- _MATERIAL PROVIDED_:
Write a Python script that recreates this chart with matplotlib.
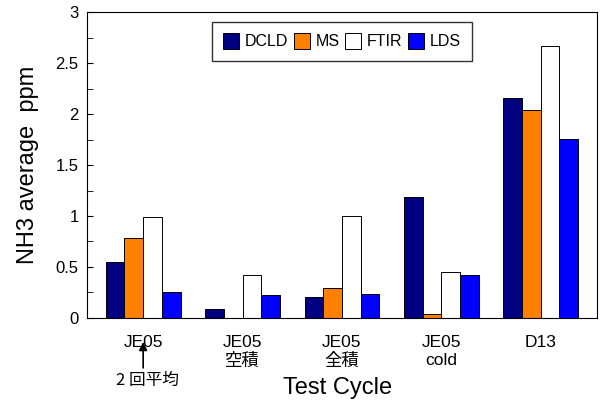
import numpy as np
import matplotlib.pyplot as plt

# --------------------------------------------
# Data
# --------------------------------------------
cycles = ["JE05", "JE05\n空積", "JE05\n全積", "JE05\ncold", "D13"]
dcld = [0.55, 0.09, 0.21, 1.19, 2.16]
ms = [0.78, 0.0, 0.29, 0.04, 2.04]
ftir = [0.99, 0.42, 1.00, 0.45, 2.67]
lds = [0.25, 0.23, 0.235, 0.42, 1.755]

series = ["DCLD", "MS", "FTIR", "LDS"]
colors = ["#000080", "#FF8000", "#FFFFFF", "#0000FF"]

plt.rcParams["font.family"] = ["Liberation Sans", "Noto Sans CJK JP"]

# --------------------------------------------
# Plot
# --------------------------------------------
fig = plt.figure(figsize=(6.02, 4.03), dpi=100)
ax = fig.add_axes([0.1445, 0.211, 0.847, 0.759])

x = np.arange(len(cycles))
w = 0.188
for i, (vals, c, name) in enumerate(zip([dcld, ms, ftir, lds], colors, series)):
    ax.bar(x + (i - 1.5) * w, vals, width=w, color=c, edgecolor="black",
           linewidth=0.7, label=name)

ax.set_xlim(-0.565, 4.565)
ax.set_ylim(0, 3)
ax.set_yticks(np.arange(0, 3.01, 0.5))
ax.set_yticklabels(["0", "0.5", "1", "1.5", "2", "2.5", "3"])
ax.set_yticks(np.arange(0, 3.01, 0.25), minor=True)
ax.tick_params(axis="y", which="both", direction="in", length=4, labelsize=12, pad=6)
ax.set_xticks(x)
ax.set_xticklabels(cycles, fontsize=12.5, linespacing=1.25)
ax.tick_params(axis="x", length=0, pad=12)

ax.set_ylabel("NH3 average  ppm", fontsize=17, labelpad=12)
fig.text(0.56, 1 - 388 / 403, "Test Cycle", fontsize=17, ha="center", va="center")

leg = ax.legend(loc="upper center", bbox_to_anchor=(0.5, 0.967), ncol=4,
                frameon=True, fancybox=False, edgecolor="black",
                handlelength=1.0, handleheight=1.1, handletextpad=0.35,
                columnspacing=0.35, borderpad=0.7, borderaxespad=0,
                prop={"size": 11.5})
leg.get_frame().set_linewidth(1.0)

# annotation under the first group
ax.annotate("", xy=(0, -0.235), xytext=(0, -0.49),
            annotation_clip=False,
            arrowprops=dict(arrowstyle="-|>", color="black", lw=1.2,
                            mutation_scale=12, shrinkA=0, shrinkB=0))
ax.text(0.04, -0.61, "2 回平均", ha="center", va="center", fontsize=12,
        family=["Noto Sans CJK JP", "DejaVu Sans"])

plt.savefig("out.png", dpi=100)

- _WHAT IS REQUIRED_:
Read the data above and pull out each line that holds the string "matplotlib".

- _FINAL ANSWER_:
Write a Python script that recreates this chart with matplotlib.
import matplotlib.pyplot as plt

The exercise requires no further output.